- Theatrical release poster
- Directed by: Natalia Leite
- Written by: Leah McKendrick
- Produced by: Mike Manning Leah McKendrick Shintaro Shimosawa
- Starring: Francesca Eastwood Clifton Collins Jr. Leah McKendrick Peter Vack David Huynh Marlon Young David Sullivan Michael Welch Mike Manning
- Cinematography: Aaron Kovalchik
- Edited by: Phil Bucci
- Music by: Sonya Belousova
- Production companies: GTE Productions Syncretic Entertainment Villainess Productions
- Distributed by: Dark Sky Films
- Release dates: March 13, 2017 (SXSW); October 13, 2017 (United States);
- Running time: 93 minutes
- Country: United States
- Language: English
- Budget: $250,000

= M.F.A. (film) =

M.F.A. is a 2017 American thriller film directed by Natalia Leite and written by Leah McKendrick. The film stars Francesca Eastwood, Clifton Collins Jr., Leah McKendrick, Peter Vack, David Huynh, Marlon Young, David Sullivan, Michael Welch and Mike Manning. The film was released on October 13, 2017, by Dark Sky Films.

== Plot ==
Noelle, an introvert California Masters of Fine Arts graduate student, accepts an invitation to a party by a handsome classmate she has a crush on, only to be lured into his room where he rapes her. The following night Noelle confronts her rapist and in a moment of rage, accidentally kills him. But, much to her surprise, an unexpected surge of inspiration will gradually fuel both her stagnant artistic expression and her thirst for revenge on those who have assaulted women. Now, Noelle becomes a pitiless vigilante who uses her newly-found sex-appeal to serve her cause.

== Cast ==
- Francesca Eastwood as Noelle
- Clifton Collins Jr. as Kennedy
- Leah McKendrick as Skye
- Peter Vack as Luke
- David Huynh as Shane
- Marlon Young as Professor Rudd
- David Sullivan as Cavanaugh
- Michael Welch as Mason
- Mike Manning as Jeremiah
- Andrew Caldwell as Ryder
- Kyler Pettis as Conor

== Production ==
According to writer-producer Leah McKendrick, she began writing the screenplay for the film in 2014 and shooting began in 2016 at Chapman University, her alma mater.

== Release ==
The film premiered at South by Southwest on March 13, 2017. On June 8, 2017, Dark Sky Films acquired distribution rights to the film. The film was released on October 13, 2017, by Dark Sky Films.

== Critical reception ==
Rotten Tomatoes reported an 80% approval rating, based on 25 reviews, with an average score of 6.8/10.

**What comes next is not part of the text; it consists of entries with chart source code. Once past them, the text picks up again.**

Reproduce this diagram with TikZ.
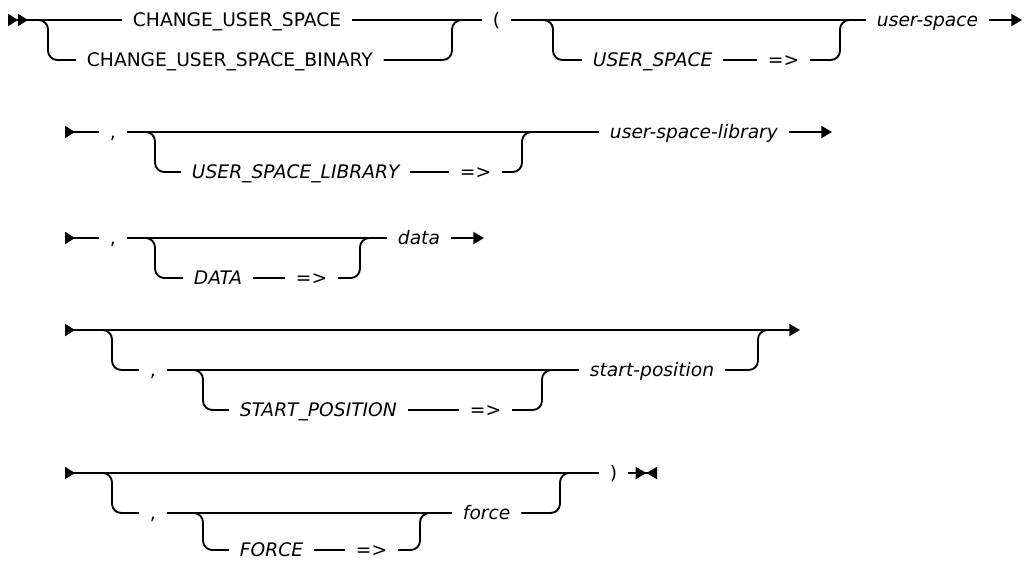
\documentclass[tikz,border=0pt]{standalone}
\usepackage{fontspec}
\setmainfont{DejaVu Sans}
\usetikzlibrary{arrows.meta}

\tikzset{
  rail/.style={line width=1.4pt, rounded corners=7pt},
  kw/.style={anchor=west, inner xsep=8pt, inner ysep=0pt, text height=10pt, text depth=0pt, font=\fontsize{14}{16}\selectfont},
  var/.style={kw, font=\fontsize{14}{16}\selectfont\itshape},
  railstart/.style={arrows={{Triangle[reversed,length=7.5pt,width=9pt,sep=0pt]Triangle[reversed,length=7.5pt,width=9pt,sep=0pt]}-}},
  railcont/.style={arrows={{Triangle[reversed,length=7.5pt,width=9pt]}-}},
  railnext/.style={arrows={-{Triangle[length=8pt,width=9pt]}}},
  railboth/.style={arrows={{Triangle[reversed,length=7.5pt,width=9pt]}-{Triangle[length=8pt,width=9pt]}}},
  railstop/.style={arrows={-{Triangle[length=8pt,width=9pt,sep=0pt]Triangle[reversed,length=8pt,width=9pt,sep=0pt]}}},
}

\begin{document}
\begin{tikzpicture}[x=0.75pt,y=0.75pt,yscale=-1,xscale=1]
\useasboundingbox (0,0) rectangle (1031,562);

% row 1
\coordinate (r1s) at (8,20);
\coordinate (f1a) at (38,20);
\coordinate (j1a) at (462,20);
\coordinate (f1b) at (543,20);
\coordinate (j1b) at (850,20);
\coordinate (r1e) at (1022,20);
\node[kw] (cus) at (122,20) {CHANGE\_USER\_SPACE\hspace{13pt}};
\node[kw] (cusb) at (76,60) {CHANGE\_USER\_SPACE\_BINARY\hspace{23pt}};
\node[kw] (lpar) at (482,20) {(};
\node[var] (uskw) at (582,60) {USER\_SPACE};
\node[kw] (usarr) at (757,60) {=>};
\node[var] (usv) at (866,20) {user-space};

\draw[rail, railstart] (r1s) -- (cus.west);
\draw[rail] (cus.east) -- (lpar.west);
\draw[rail] (lpar.east) -- (usv.west);
\draw[rail, railnext] (usv.east) -- (r1e);
\draw[rail] (f1a) -- ++(10,0) |- (cusb.west);
\draw[rail] (j1a) -- ++(-10,0) |- (cusb.east);
\draw[rail] (f1b) -- ++(10,0) |- (uskw.west);
\draw[rail] (uskw.east) -- (usarr.west);
\draw[rail] (j1b) -- ++(-10,0) |- (usarr.east);

% row 2
\coordinate (r2s) at (65,132);
\coordinate (f2) at (145,132);
\coordinate (j2) at (532,132);
\coordinate (r2e) at (832,132);
\node[kw] (cm2) at (99,132) {,};
\node[var] (uslkw) at (181,172) {USER\_SPACE\_LIBRARY};
\node[kw] (uslarr) at (449,172) {=>};
\node[var] (uslv) at (599,132) {user-space-library};

\draw[rail, railcont] (r2s) -- (cm2.west);
\draw[rail] (cm2.east) -- (uslv.west);
\draw[rail, railnext] (uslv.east) -- (r2e);
\draw[rail] (f2) -- ++(10,0) |- (uslkw.west);
\draw[rail] (uslkw.east) -- (uslarr.west);
\draw[rail] (j2) -- ++(-10,0) |- (uslarr.east);

% row 3
\coordinate (r3s) at (65,238);
\coordinate (f3) at (145,238);
\coordinate (j3) at (370,238);
\coordinate (r3e) at (484,238);
\node[kw] (cm3) at (99,238) {,};
\node[var] (dkw) at (183,278) {DATA};
\node[kw] (darr) at (285,278) {=>};
\node[var] (dv) at (387,238) {data};

\draw[rail, railcont] (r3s) -- (cm3.west);
\draw[rail] (cm3.east) -- (dv.west);
\draw[rail, railnext] (dv.east) -- (r3e);
\draw[rail] (f3) -- ++(10,0) |- (dkw.west);
\draw[rail] (dkw.east) -- (darr.west);
\draw[rail] (j3) -- ++(-10,0) |- (darr.east);

% row 4
\coordinate (r4s) at (65,330);
\coordinate (f4a) at (102,330);
\coordinate (j4a) at (768,330);
\coordinate (f4b) at (193,370);
\coordinate (j4b) at (552,370);
\coordinate (r4e) at (800,330);
\node[kw] (cm4) at (139,370) {,};
\node[var] (spkw) at (229,410) {START\_POSITION};
\node[kw] (sparr) at (459,410) {=>};
\node[var] (spv) at (579,370) {start-position\hspace{4pt}};

\draw[rail, railboth] (r4s) -- (r4e);
\draw[rail] (f4a) -- ++(10,0) |- (cm4.west);
\draw[rail] (cm4.east) -- (spv.west);
\draw[rail] (j4a) -- ++(-10,0) |- (spv.east);
\draw[rail] (f4b) -- ++(10,0) |- (spkw.west);
\draw[rail] (spkw.east) -- (sparr.west);
\draw[rail] (j4b) -- ++(-10,0) |- (sparr.east);

% row 5
\coordinate (r5s) at (65,473);
\coordinate (f5a) at (102,473);
\coordinate (j5a) at (570,473);
\coordinate (f5b) at (193,513);
\coordinate (j5b) at (430,513);
\coordinate (r5e) at (657,473);
\node[kw] (cm5) at (139,513) {,};
\node[var] (fkw) at (229,550) {FORCE};
\node[kw] (farr) at (345,550) {=>};
\node[var] (fv) at (452,513) {force};
\node[kw] (rpar) at (599,473) {)};

\draw[rail, railcont] (r5s) -- (rpar.west);
\draw[rail, railstop] (rpar.east) -- (r5e);
\draw[rail] (f5a) -- ++(10,0) |- (cm5.west);
\draw[rail] (cm5.east) -- (fv.west);
\draw[rail] (j5a) -- ++(-10,0) |- (fv.east);
\draw[rail] (f5b) -- ++(10,0) |- (fkw.west);
\draw[rail] (fkw.east) -- (farr.west);
\draw[rail] (j5b) -- ++(-10,0) |- (farr.east);

\end{tikzpicture}
\end{document}
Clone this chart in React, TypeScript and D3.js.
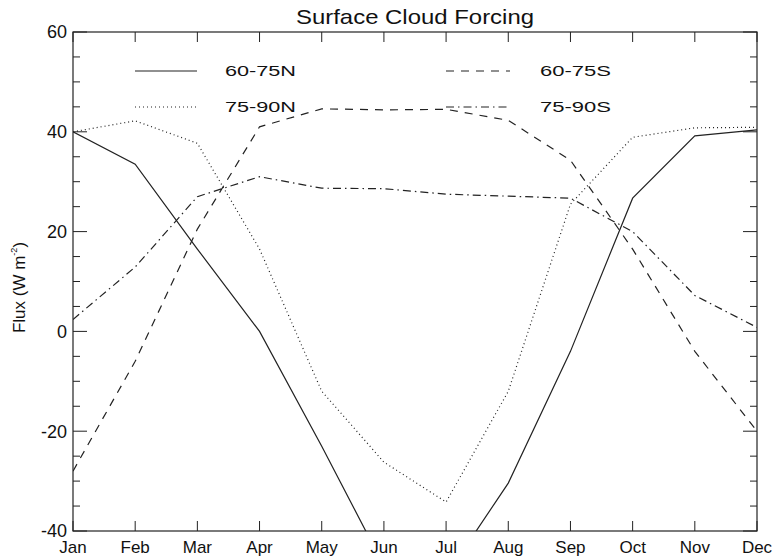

The Hollywood Reporter staff said the film was "less a pulse-pounding thriller than a conversation starter about injustice and vigilantism." Leah Pickett of the Chicago Reader praised Francesca Eastwood's performance, calling it "magnetic and convincing", but criticizing the character's "implausibly quick switch from wallflower to assassin."